Brad Jordan hasn’t changed meaningfully in 20 years. The Houston rap giant’s first famous song, “Mind Playing Tricks on Me,” found him sitting alone in a four-cornered room, haunted by visions. He was 21 years old, and George Herbert Walker Bush was president. Last month, Brad turned 39, and America elected Barack Obama. There’s probably a 10-minute “We Didn’t Start the Fire” anthem to be written about what’s happened to rap music in between. But “the homey Scarface” remains proudly, defiantly alone, having made a point—a virtue—of never changing. Everything he believed in in his early twenties, he remains convinced of now that he’s kicking 40’s door down—a sad statement on inflexibility, but a testament to a peculiar kind of integrity.
Emeritus is Scarface’s ninth studio album, and, he claims, his last, though he’s been threatening retirement for so long, it’s begun to feel like a reflex.

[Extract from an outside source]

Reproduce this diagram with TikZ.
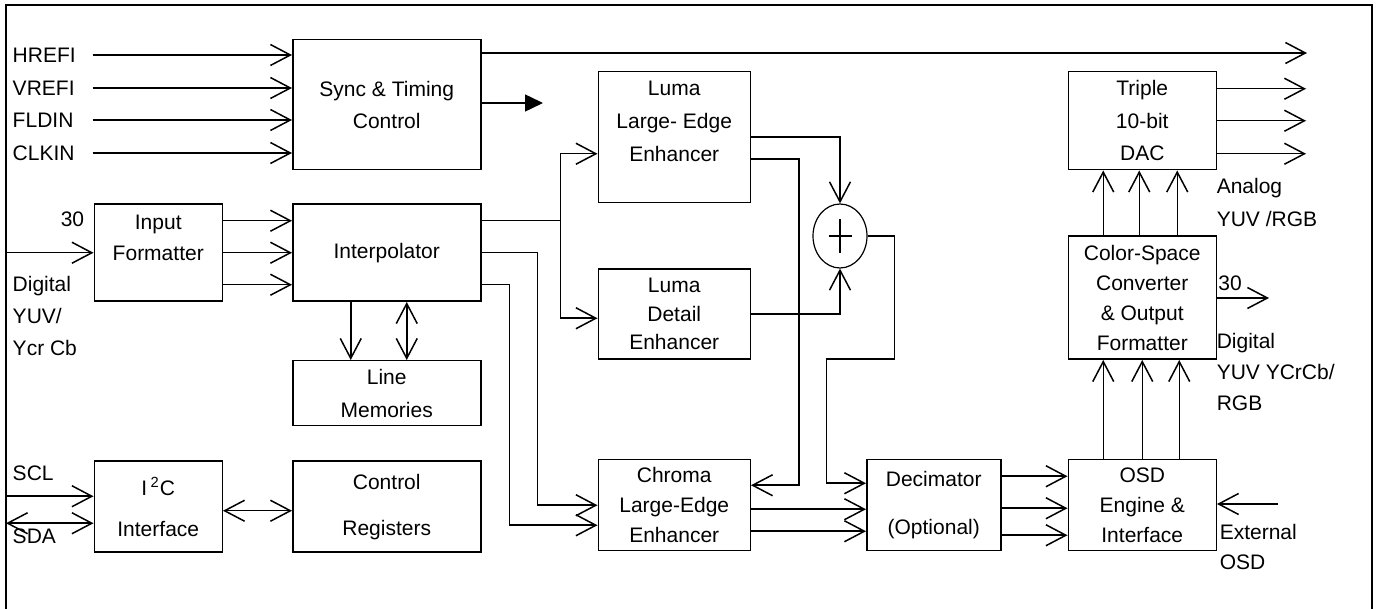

He nonetheless remains consumed with righteous contempt for snitches and obsessed with “the code of the streets,” as it were: “Let’s keep it real/I got the documents to prove it/You a snitchin’-ass nigga/Tryin’ to hide behind your music,” he crows on “High Powered.” The chorus of the mournful “Soldier Story” (which also features his quiet, elegant blues-guitar comping) says it all: “The streets always been my daddy/And mommy is the county jail/I’m a soldier and I’m about my mil/I ain’t tryin’ to do right/I’m already livin’ in hell/Cuz I’m a gangsta.” Scarface has built his entire persona around these kinds of cold-comfort affirmations, and here they feel like folk wisdom.
Ever since 1996’s five-mics-in-The–Source landmark The Fix, ‘Face has been relentlessly refining his sound, and on Emeritus, he continues stripping away, boiling down his beats until they’re little more than a thumping chassis with some sticky guitar and organ adorned, while cutting his words until each one lands with thudding resonance. He still paints in mercilessly vivid strokes: parents identifying their dead children’s bodies, crack sold in jelly jars. His misery is still fresh, but there’s comfort in familiarity. Scarface remains trapped in the four-cornered room of his mind, but he seems to have found a measure of peace in solitude, turning out quietly masterful albums like this one, and letting time turn him into a weathered monument.